Die beiden britischen Jung-Regisseure Carl Prechezer und Peter Salmi haben sich mit „Blue Juice“, ihrem ersten Langfilm, an ein Genre gewagt, das gnadenlos in einer Camel-Trophy plus attraktive Alibi-Frau hätte baden gehen können. Respekt: An den Klippen seichter kalifornischer beach and fun-Produktionen sind die Regisseure ziemlich elegant vorbeigesurft. Und anstatt die Extremsport-Gemeinde mit breitschultrigen Brandungs-Surfern zu bedienen, wollten die Filmemacher ein bißchen mehr: nämlich in die Beziehungsstrudel eintauchen, die sich am Ende einer Jugend in Cornwall so auftun. „Wie ist das so, am hintersten Ende von England zu leben?“ fragt der lokale Dudelsender. Antwort: „Das hinterste Ende? Das letzte!“

Mit einem ganzen Haufen netter Bild-Ideen und Dialoge, die auch in der deutschen Synchronisation noch Spaß machen, kommt „Blue Juice“ schnell in die Gänge. Lockt mit malerischen Bildern des kleinen cornischen Hafennests, hart geschnitten mit imposanten Aufnahmen meterhoher Brecher (aufgenommen übrigens nicht vor Ort, sondern in Lanzarote).

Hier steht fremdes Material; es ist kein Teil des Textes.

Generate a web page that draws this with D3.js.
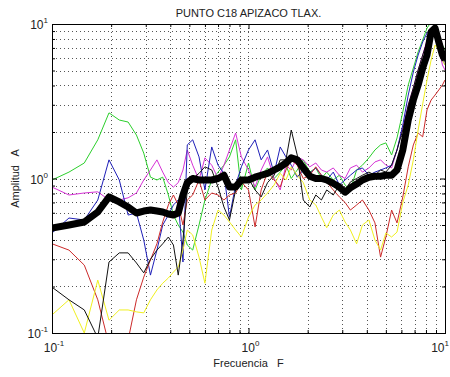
<!DOCTYPE html>
<meta charset="utf-8">
<head>
    <script src="https://d3js.org/d3.v7.min.js"></script>
    <style>
        body { margin: 0; background: #fff; }
        text { font-family: "Liberation Sans", Arial, sans-serif; fill: #222; }
    </style>
</head>
<body>
<div id="chart"></div>
<script>
    // frequency grid (Hz)
    const freq = [0.1, 0.122, 0.146, 0.171, 0.195, 0.22, 0.244, 0.269, 0.293, 0.317, 0.342, 0.366, 0.391, 0.415, 0.439, 0.464, 0.488,
        0.52, 0.56, 0.6, 0.65, 0.7, 0.75, 0.8, 0.86, 0.92, 1.0, 1.08, 1.16, 1.25, 1.35, 1.45, 1.55, 1.65, 1.77, 1.9,
        2.05, 2.2, 2.35, 2.5, 2.7, 2.9, 3.1, 3.3, 3.55, 3.8, 4.1, 4.4, 4.7, 5.0, 5.35, 5.7, 6.1, 6.5, 6.9, 7.3, 7.7,
        8.1, 8.5, 8.9, 9.3, 9.7, 10]

    // spectral ratios per record
    const green = [0.978, 1.1, 1.26, 1.78, 2.66, 2.39, 2.32, 1.91, 1.46, 1.02, 0.978, 1.02, 0.782, 0.58, 0.5, 0.45, 0.371,
        0.344, 0.5, 0.726, 0.978, 1.1, 1.22, 1.38, 1.78, 0.843, 1.26, 0.843, 1.05, 1.17, 1.0, 1.1, 1.22, 1.0, 1.135, 1.32,
        1.1, 1.17, 1.0, 1.1, 0.978, 1.05, 0.908, 0.843, 1.135, 1.22, 1.36, 1.53, 1.65, 1.7, 1.42, 1.83, 2.7, 4.03, 5.19, 6.6, 7.88,
        9.4, 10.3, 10.3, 8.49, 7.31, 6.79]
    const magenta = [0.88, 0.782, 0.806, 0.82, 0.726, 0.726, 0.75, 0.806, 0.978, 1.135, 1.32, 1.1, 0.94, 0.88, 0.94, 1.135, 1.53,
        1.22, 0.978, 1.36, 1.22, 1.0, 1.22, 1.53, 1.97, 1.38, 1.135, 0.88, 1.135, 1.38, 1.0, 0.843, 1.22, 1.135, 1.38, 1.32,
        1.19, 1.26, 1.135, 1.1, 1.17, 1.05, 1.0, 1.17, 1.22, 1.1, 1.17, 1.28, 1.32, 1.22, 1.17, 1.53, 2.13, 2.99, 3.86, 5.04, 6.3,
        7.88, 9.4, 9.85, 7.31, 5.43, 5.04]
    const blue = [0.444, 0.555, 0.539, 0.726, 1.32, 0.978, 0.58, 0.598, 0.4, 0.237, 0.344, 0.5, 0.58, 0.674, 0.726, 0.288, 1.65,
        1.78, 1.38, 0.843, 1.6, 1.22, 1.08, 0.563, 0.908, 1.19, 1.53, 1.78, 1.32, 1.53, 1.08, 1.6, 1.38, 1.22, 1.02, 1.135,
        1.08, 1.17, 1.05, 0.978, 1.1, 0.908, 0.978, 1.05, 1.135, 1.17, 1.05, 1.1, 1.135, 1.17, 1.22, 1.53, 2.22, 3.47, 4.89, 6.3, 7.65,
        8.75, 9.4, 9.15, 7.31, 5.95, 5.43]
    const red = [0.378, 0.344, 0.275, 0.164, 0.084, 0.084, 0.09, 0.164, 0.23, 0.297, 0.378, 0.523, 0.674, 0.782, 0.674, 0.5, 0.726,
        0.782, 0.978, 0.726, 0.806, 0.782, 0.726, 0.782, 0.806, 0.95, 0.843, 0.486, 0.843, 1.1, 0.978, 0.88, 1.135, 1.32, 1.22, 1.0,
        1.05, 1.19, 1.05, 0.95, 0.843, 0.76, 0.7, 0.625, 0.674, 0.726, 0.625, 0.516, 0.31, 0.418, 0.625, 0.516, 0.76, 1.19, 1.65, 1.97, 1.86,
        2.78, 3.22, 3.47, 3.74, 4.03, 4.34]
    const black = [0.198, 0.164, 0.141, 0.093, 0.288, 0.33, 0.33, 0.284, 0.245, 0.3, 0.344, 0.378, 0.418, 0.371, 0.237, 0.4, 0.843,
        1.0, 1.08, 1.19, 1.135, 0.88, 0.654, 0.539, 0.843, 0.978, 1.0, 0.843, 0.76, 0.94, 1.05, 1.32, 1.32, 2.06, 1.42, 0.726,
        0.654, 0.782, 0.726, 0.843, 0.782, 0.908, 0.843, 0.95, 1.0, 1.05, 1.1, 1.05, 1.135, 1.1, 1.22, 1.53, 2.06, 2.99, 3.86, 5.04, 6.3,
        7.65, 8.9, 9.4, 7.65, 6.3, 5.68]
    const yellow = [0.131, 0.164, 0.1, 0.22, 0.121, 0.141, 0.141, 0.137, 0.135, 0.164, 0.19, 0.21, 0.227, 0.248, 0.267, 0.344, 0.464,
        0.431, 0.31, 0.21, 0.464, 0.625, 0.58, 0.523, 0.464, 0.418, 0.563, 0.674, 0.726, 0.806, 0.908, 1.08, 0.978, 1.19, 1.05, 0.94,
        0.726, 0.674, 0.563, 0.48, 0.58, 0.625, 0.523, 0.464, 0.378, 0.5, 0.539, 0.4, 0.344, 0.444, 0.418, 0.45, 0.7, 0.908, 1.32, 2.06, 3.04,
        4.34, 5.85, 7.31, 6.79, 5.85, 5.43]
    const average = [0.478, 0.5, 0.523, 0.607, 0.759, 0.705, 0.654, 0.598, 0.616, 0.625, 0.616, 0.607, 0.589, 0.58, 0.598, 0.782, 0.94,
        1.0, 0.978, 0.978, 0.978, 1.0, 1.05, 0.88, 0.88, 0.978, 0.978, 1.02, 1.05, 1.08, 1.135, 1.19, 1.26, 1.36, 1.32, 1.17,
        1.035, 1.0, 1.0, 0.978, 0.93, 0.88, 0.815, 0.87, 0.92, 0.978, 1.02, 1.035, 1.035, 1.05, 1.05, 1.135, 1.53, 2.39, 3.22, 4.03, 5.19,
        6.3, 8.9, 9.4, 7.65, 6.3, 5.85]

    const majorTicks = [0.1, 1, 10]
    const tickExp = ["-1", "0", "1"]
    const minorTicks = [0.2, 0.3, 0.4, 0.5, 0.6, 0.7, 0.8, 0.9, 2, 3, 4, 5, 6, 7, 8, 9]

    const series = [
        { values: green, color: "#2ccf2c" },
        { values: magenta, color: "#d633d6" },
        { values: blue, color: "#1f1fb8" },
        { values: red, color: "#cc2a2a" },
        { values: yellow, color: "#f0f020" },
        { values: black, color: "#111" }
    ]

    const width = 450, height = 377
    const plotLeft = 52, plotRight = 445, plotTop = 24, plotBottom = 333

    const svg = d3.select("#chart").append("svg")
        .attr("width", width)
        .attr("height", height)

    const x = d3.scaleLog().domain([0.1, 10]).range([plotLeft, plotRight])
    const y = d3.scaleLog().domain([0.1, 10]).range([plotBottom, plotTop])

    // dotted grid on every decade step
    const grid = svg.append("g")
        .attr("stroke", "#555")
        .attr("stroke-width", 1)
        .attr("stroke-dasharray", "1,3")
    const allTicks = majorTicks.concat(minorTicks).filter(d => d > 0.1 && d < 10)
    grid.selectAll("line.v").data(allTicks).enter().append("line")
        .attr("x1", d => Math.round(x(d)) + 0.5).attr("x2", d => Math.round(x(d)) + 0.5)
        .attr("y1", plotTop).attr("y2", plotBottom)
    grid.selectAll("line.h").data(allTicks).enter().append("line")
        .attr("y1", d => Math.round(y(d)) + 0.5).attr("y2", d => Math.round(y(d)) + 0.5)
        .attr("x1", plotLeft).attr("x2", plotRight)

    svg.append("clipPath").attr("id", "plot")
        .append("rect")
        .attr("x", plotLeft).attr("y", plotTop)
        .attr("width", plotRight - plotLeft).attr("height", plotBottom - plotTop)

    const line = d3.line()
        .x((d, i) => x(freq[i]))
        .y(d => y(d))

    const lines = svg.append("g").attr("clip-path", "url(#plot)")
    series.forEach(s => {
        lines.append("path")
            .datum(s.values)
            .attr("fill", "none")
            .attr("stroke", s.color)
            .attr("stroke-width", 1)
            .attr("d", line)
    })
    lines.append("path")
        .datum(average)
        .attr("fill", "none")
        .attr("stroke", "#000")
        .attr("stroke-width", 7)
        .attr("stroke-linejoin", "round")
        .attr("d", line)

    // axes: ticks inside on all four sides
    function ticks(axis, pos, values, size) {
        svg.append("g").attr("transform", pos)
            .call(axis.tickValues(values).tickSize(-size).tickFormat(""))
    }
    ticks(d3.axisBottom(x), `translate(0, ${plotBottom})`, majorTicks, 5)
    ticks(d3.axisBottom(x), `translate(0, ${plotBottom})`, minorTicks, 3)
    ticks(d3.axisTop(x), `translate(0, ${plotTop})`, majorTicks, 5)
    ticks(d3.axisTop(x), `translate(0, ${plotTop})`, minorTicks, 3)
    ticks(d3.axisLeft(y), `translate(${plotLeft}, 0)`, majorTicks, 5)
    ticks(d3.axisLeft(y), `translate(${plotLeft}, 0)`, minorTicks, 3)
    ticks(d3.axisRight(y), `translate(${plotRight}, 0)`, majorTicks, 5)
    ticks(d3.axisRight(y), `translate(${plotRight}, 0)`, minorTicks, 3)
    svg.selectAll(".domain").remove()
    svg.selectAll(".tick line").attr("stroke", "#000")

    svg.append("rect")
        .attr("x", plotLeft + 0.5).attr("y", plotTop + 0.5)
        .attr("width", plotRight - plotLeft).attr("height", plotBottom - plotTop)
        .attr("fill", "none")
        .attr("stroke", "#000")

    // tick labels 10^n (last x label pulled in so it stays inside the page)
    majorTicks.forEach((d, i) => {
        const last = i === majorTicks.length - 1
        const tx = svg.append("text")
            .attr("x", last ? width - 1 : x(d) + 2)
            .attr("y", plotBottom + 19)
            .attr("text-anchor", last ? "end" : "middle")
            .attr("font-size", 12)
        tx.append("tspan").text("10")
        tx.append("tspan").attr("dy", -6).attr("font-size", 8).text(tickExp[i])

        const ty = svg.append("text")
            .attr("x", plotLeft - 4)
            .attr("y", y(d) + 5)
            .attr("text-anchor", "end")
            .attr("font-size", 12)
        ty.append("tspan").text("10")
        ty.append("tspan").attr("dy", -6).attr("font-size", 8).text(tickExp[i])
    })

    svg.append("text")
        .attr("x", (plotLeft + plotRight) / 2)
        .attr("y", 17)
        .attr("text-anchor", "middle")
        .attr("font-size", 11)
        .text("PUNTO C18 APIZACO TLAX.")

    svg.append("text")
        .attr("x", (plotLeft + plotRight) / 2)
        .attr("y", 367)
        .attr("text-anchor", "middle")
        .attr("font-size", 11)
        .attr("xml:space", "preserve")
        .text("Frecuencia   F")

    svg.append("text")
        .attr("transform", `translate(19, ${(plotTop + plotBottom) / 2}) rotate(-90)`)
        .attr("text-anchor", "middle")
        .attr("font-size", 11)
        .attr("xml:space", "preserve")
        .text("Amplitud   A")
</script>
</body>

Prechezer und Salmi bringen es tatsächlich fertig, uns für JC (Sean Pertwee), Chloe (Catherine Zeta Jones), Dean, Josh und Terry zu interessieren – und ihnen ihre existententiellen Nöte über weite Strecken des Films abzukaufen. Und daß, obwohl JCs Freunde aus ganz geläufigen Versatzstücken zusammengebastelt sind. Der eine Jungsche ist ein kleiner Londoner Drogendealer, der Boulevardblättern Sensationsstories andreht, die er erst noch stattfinden lassen muß. Josh wird während des Films geläutert: vom arroganten Techno-Producer zum sensiblen Musik-Produzenten, der jeden einzelnen seiner Samples bereut, mit denen er ehrwürdige Rhythm'n'Blues-Klassiker verhackstückt hat. Und Terry ist der vollfette Langweiler, der schon mit 20 von der Pensionierung träumt. Und die schöne Chloe ist nicht nur schön, sondern wird in unschöner Regelmäßigkeit von JC betrogen: Ist Surfen der bessere Sex?

Einen Ausweg aus den schiefen Lebenslagen, in die die Regisseure ihre Figuren schicken, bieten sie freilich nicht an. Die beiden, auch für das Drehbuch verantwortlich, wissen, was sie können und was nicht. Statt psychologischer Dichte und Konsistenz haben sie beim Finale den Weg des geringsten Widerstandes gewählt und damit alle in die Wüste geschickt, die wissen wollten, was aus JC, Chloe und seinen Freunden eigentlich werden soll. Denn am Schluß ist „Blue Juice“ ein Märchen. In dem alle im siebten Himmel schweben. Buchstäblich auch der meditierende Dorfpoet in seinem Yoga-Sitz, dem natürlich allerhand kluge Sprüche für den täglichen Bedarf, siehe oben, in den Mund gelegt wurden.

Doch sehen wir es einmal so: die Wirkung von Märchen im Kino ist nicht zu verachten.